Data supplied
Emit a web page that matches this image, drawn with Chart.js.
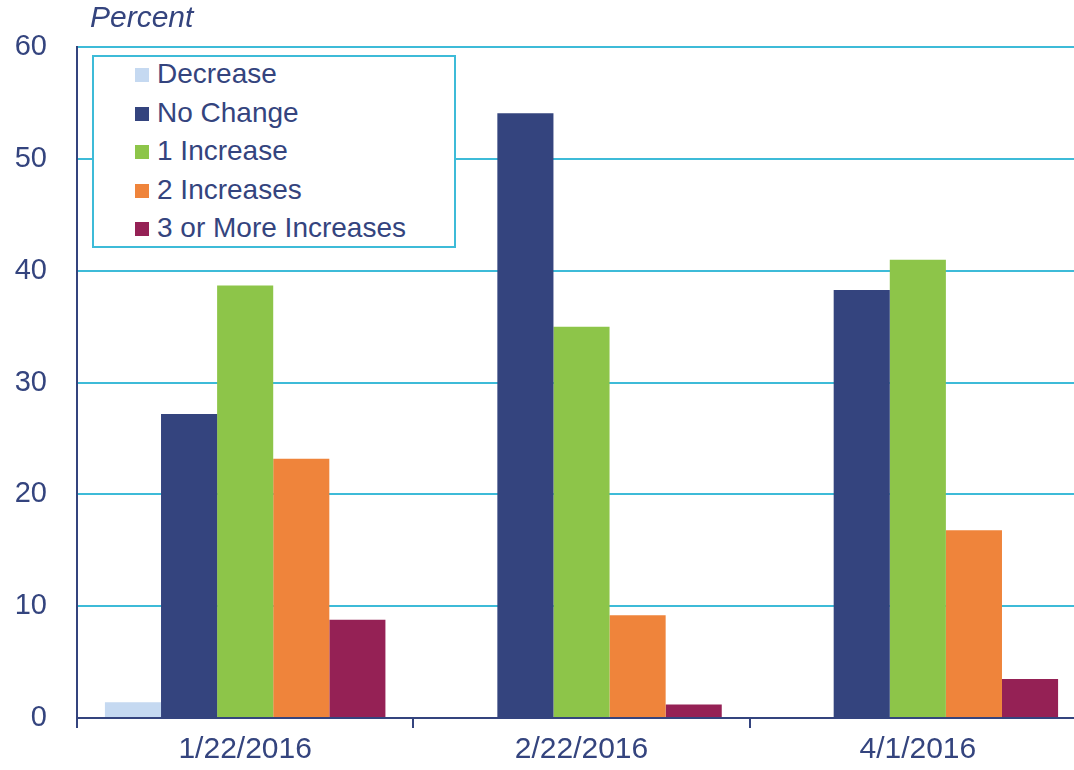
<!DOCTYPE html>
<html>
<head>
<meta charset="utf-8">
<script src="https://cdn.jsdelivr.net/npm/chart.js@4"></script>
<style>
  body { margin: 0; overflow: hidden; background: #fff; font-family: "Liberation Sans", Arial, sans-serif; }
  #wrap { position: relative; width: 1086px; height: 770px; }
  #title { position: absolute; left: 90px; top: 0px; font-size: 30px; font-style: italic; color: #34447e; line-height: 34px; }
  #legend { position: absolute; left: 92px; top: 55px; width: 364px; height: 193px; border: 2px solid #3dbbd8; background: #fff; box-sizing: border-box; }
  .item { position: absolute; left: 41px; font-size: 28px; color: #34447e; line-height: 32px; height: 32px; white-space: nowrap; }
  .item span.sw { display: inline-block; width: 14px; height: 14px; margin-right: 8px; vertical-align: 1px; }
</style>
</head>
<body>
<div id="wrap">
  <canvas id="myBarChart" width="1086" height="770"></canvas>
  <div id="title">Percent</div>
  <div id="legend"></div>
</div>
<script>
const categories = ["1/22/2016", "2/22/2016", "4/1/2016"];
const seriesNames = ["Decrease", "No Change", "1 Increase", "2 Increases", "3 or More Increases"];
const decrease = [1.4, 0, 0];
const noChange = [27.2, 54.1, 38.3];
const oneIncrease = [38.7, 35.0, 41.0];
const twoIncreases = [23.2, 9.2, 16.8];
const threeOrMore = [8.8, 1.2, 3.5];
const yTicks = [0, 10, 20, 30, 40, 50, 60];

const colors = ["#c5d9f1", "#34447e", "#8dc549", "#ef843b", "#952155"];
const seriesValues = [decrease, noChange, oneIncrease, twoIncreases, threeOrMore];

const navy = "#34447e";
const cyan = "#3dbbd8";

// legend as html so it can sit inside the plot area
const legendBox = document.getElementById("legend");
seriesNames.forEach((name, i) => {
  const d = document.createElement("div");
  d.className = "item";
  d.style.top = (1 + i * 38.5) + "px";
  d.innerHTML = '<span class="sw" style="background:' + colors[i] + '"></span>' + name;
  legendBox.appendChild(d);
});

const ctx1 = document.getElementById("myBarChart");

new Chart(ctx1, {
  type: "bar",
  data: {
    labels: categories,
    datasets: seriesNames.map((name, i) => ({
      label: name,
      data: seriesValues[i],
      backgroundColor: colors[i],
      borderWidth: 0,
      barPercentage: 1,
      categoryPercentage: 0.834,
    })),
  },
  options: {
    responsive: false,
    animation: false,
    layout: { padding: { top: 42, right: 0, left: 0, bottom: 0 } },
    plugins: {
      legend: { display: false },
      tooltip: { enabled: false },
    },
    scales: {
      x: {
        afterFit: (scale) => { scale.height = 52; },
        grid: {
          offset: true,
          drawOnChartArea: false,
          drawTicks: true,
          tickLength: 10,
          color: navy,
          lineWidth: 2,
        },
        border: { color: navy, width: 2 },
        ticks: {
          color: navy,
          padding: 4,
          font: { size: 30, family: "Liberation Sans, Arial" },
        },
      },
      y: {
        min: 0,
        max: 60,
        afterFit: (scale) => { scale.width = 77; },
        afterBuildTicks: (scale) => { scale.ticks = yTicks.map((v) => ({ value: v })); },
        grid: {
          color: (c) => (c.tick && c.tick.value === 0 ? "rgba(0,0,0,0)" : cyan),
          lineWidth: 2,
          drawTicks: false,
        },
        border: { color: navy, width: 2 },
        ticks: {
          color: navy,
          padding: 30,
          font: { size: 29, family: "Liberation Sans, Arial" },
        },
      },
    },
  },
});
</script>
</body>
</html>
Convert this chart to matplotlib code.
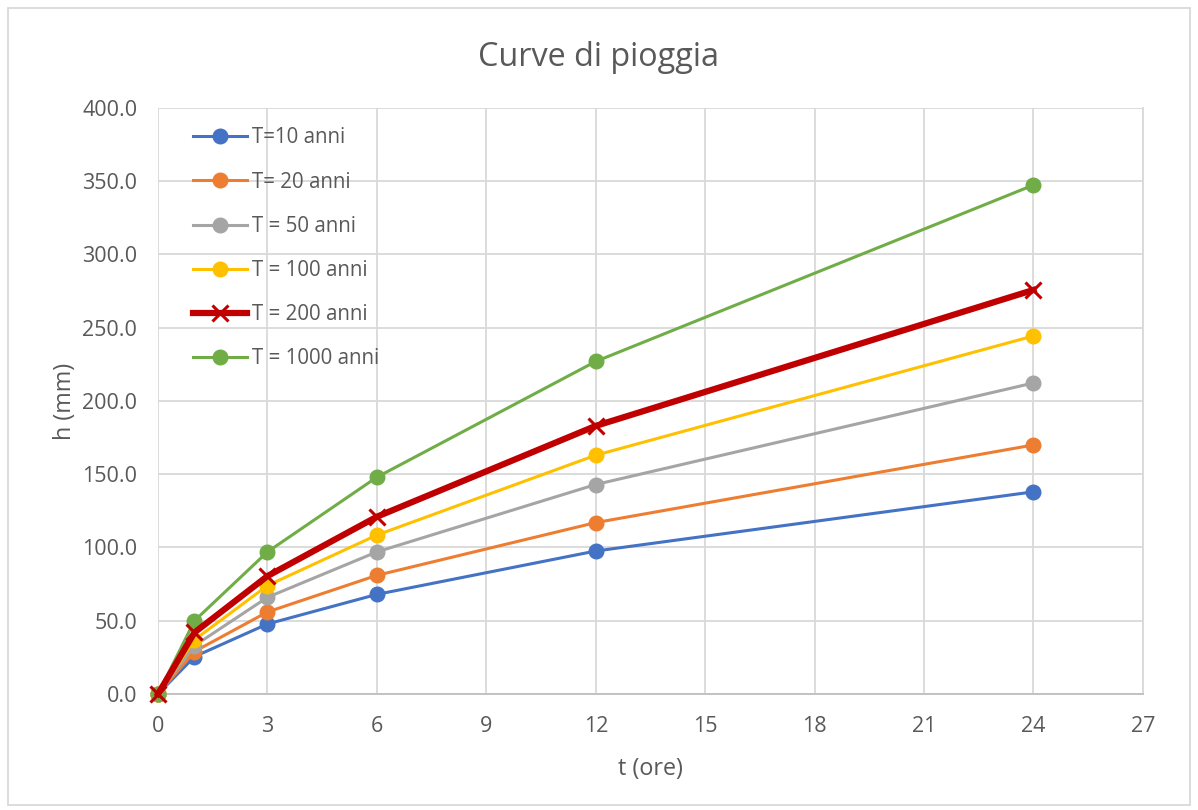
"""
    Curve di pioggia: altezza di pioggia h(t) per diversi tempi di ritorno
"""
import matplotlib
matplotlib.use('Agg')
import matplotlib.pyplot as plt
from matplotlib.patches import Rectangle
from matplotlib.ticker import FormatStrFormatter, MultipleLocator

plt.rcParams['font.family'] = ['Open Sans', 'DejaVu Sans']

# durate (ore)
t_ore = [0, 1, 3, 6, 12, 24]

# altezze di pioggia (mm) per tempo di ritorno
h_10 = [0.0, 25.5, 47.8, 68.0, 97.6, 138.0]
h_20 = [0.0, 29.0, 56.0, 81.0, 117.0, 170.0]
h_50 = [0.0, 33.0, 66.0, 97.0, 143.0, 212.3]
h_100 = [0.0, 37.0, 74.0, 108.5, 163.0, 244.4]
h_200 = [0.0, 42.0, 80.5, 121.0, 183.0, 275.8]
h_1000 = [0.0, 50.0, 97.0, 148.0, 227.0, 347.4]

labels = ['T=10 anni', 'T= 20 anni', 'T = 50 anni', 'T = 100 anni',
          'T = 200 anni', 'T = 1000 anni']
colors = ['#4472C4', '#ED7D31', '#A5A5A5', '#FFC000', '#C00000', '#70AD47']
series = [h_10, h_20, h_50, h_100, h_200, h_1000]

TXT = '#595959'

fig = plt.figure(figsize=(11.98, 8.10), dpi=100)
ax = fig.add_axes([0.1319, 0.1432, 0.8221, 0.7235])

for h, lab, col in zip(series, labels, colors):
    if lab.startswith('T = 200'):
        ax.plot(t_ore, h, color=col, lw=4.5, marker='x', ms=12, mew=2.2,
                label=lab, zorder=4, clip_on=False)
    else:
        ax.plot(t_ore, h, color=col, lw=2.2, marker='o', ms=10.5,
                label=lab, zorder=3, clip_on=False)

ax.set_xlim(0, 27)
ax.set_ylim(0, 400)
ax.xaxis.set_major_locator(MultipleLocator(3))
ax.yaxis.set_major_locator(MultipleLocator(50))
ax.yaxis.set_major_formatter(FormatStrFormatter('%.1f'))
ax.grid(True, color='#d9d9d9', lw=1.3)
ax.set_axisbelow(True)
for side in ['top', 'left']:
    ax.spines[side].set_visible(False)
ax.spines['right'].set_color('#d9d9d9')
ax.spines['right'].set_linewidth(1.3)
ax.spines['bottom'].set_color('#bfbfbf')
ax.spines['bottom'].set_linewidth(1.3)
ax.tick_params(length=0, labelsize=15.5, colors=TXT)
ax.tick_params(axis='x', pad=16)
ax.tick_params(axis='y', pad=15)

ax.set_xlabel('t (ore)', fontsize=16.8, color=TXT, labelpad=14)
ax.set_ylabel('h (mm)', fontsize=16.8, color=TXT, labelpad=3.5)
fig.text(0.5, 0.929, 'Curve di pioggia', ha='center', va='center',
         fontsize=23.3, color=TXT)

leg = ax.legend(loc='upper left', bbox_to_anchor=(0.0355, 0.967),
                borderaxespad=0, borderpad=0, frameon=False,
                fontsize=14.8, handlelength=2.65, handletextpad=0.2,
                labelspacing=1.13, labelcolor=TXT)

# bordo dell'area del grafico
fig.patches.append(Rectangle((0.007, 0.006), 0.986, 0.984,
                             transform=fig.transFigure, fill=False,
                             edgecolor='#d9d9d9', lw=1.3))

fig.savefig('out.png', dpi=100)
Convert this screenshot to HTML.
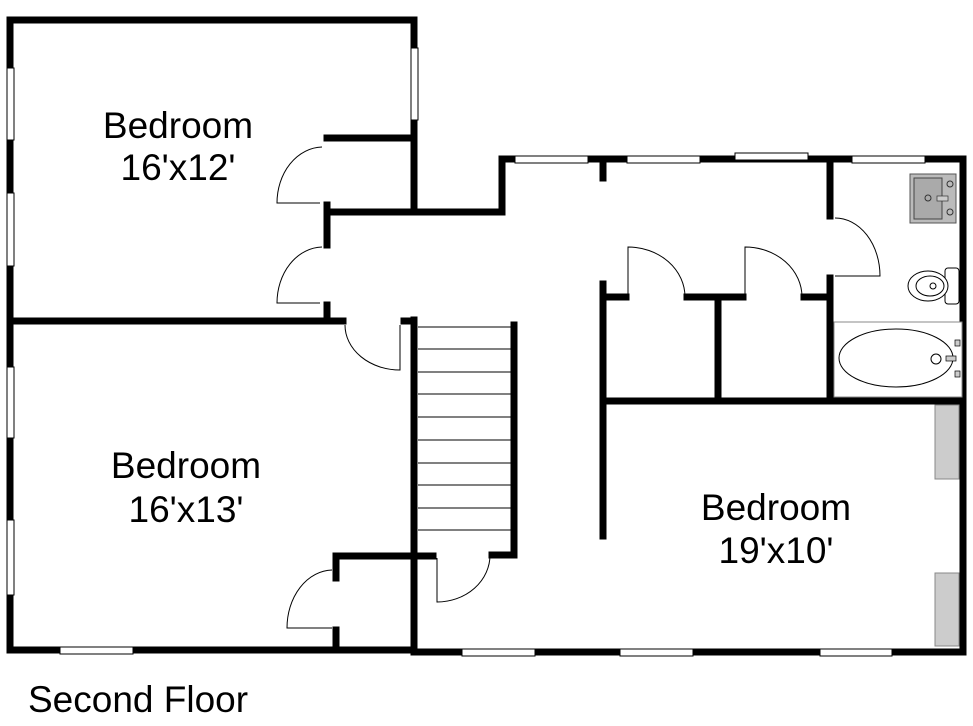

Exercise prompt
Go through the data above and find the lines with the word "this". Copy each of those lines.

Completed exercise
Emit a web page that matches this image, drawn with Chart.js.
Convert this chart to matplotlib code.
Convert this screenshot to HTML.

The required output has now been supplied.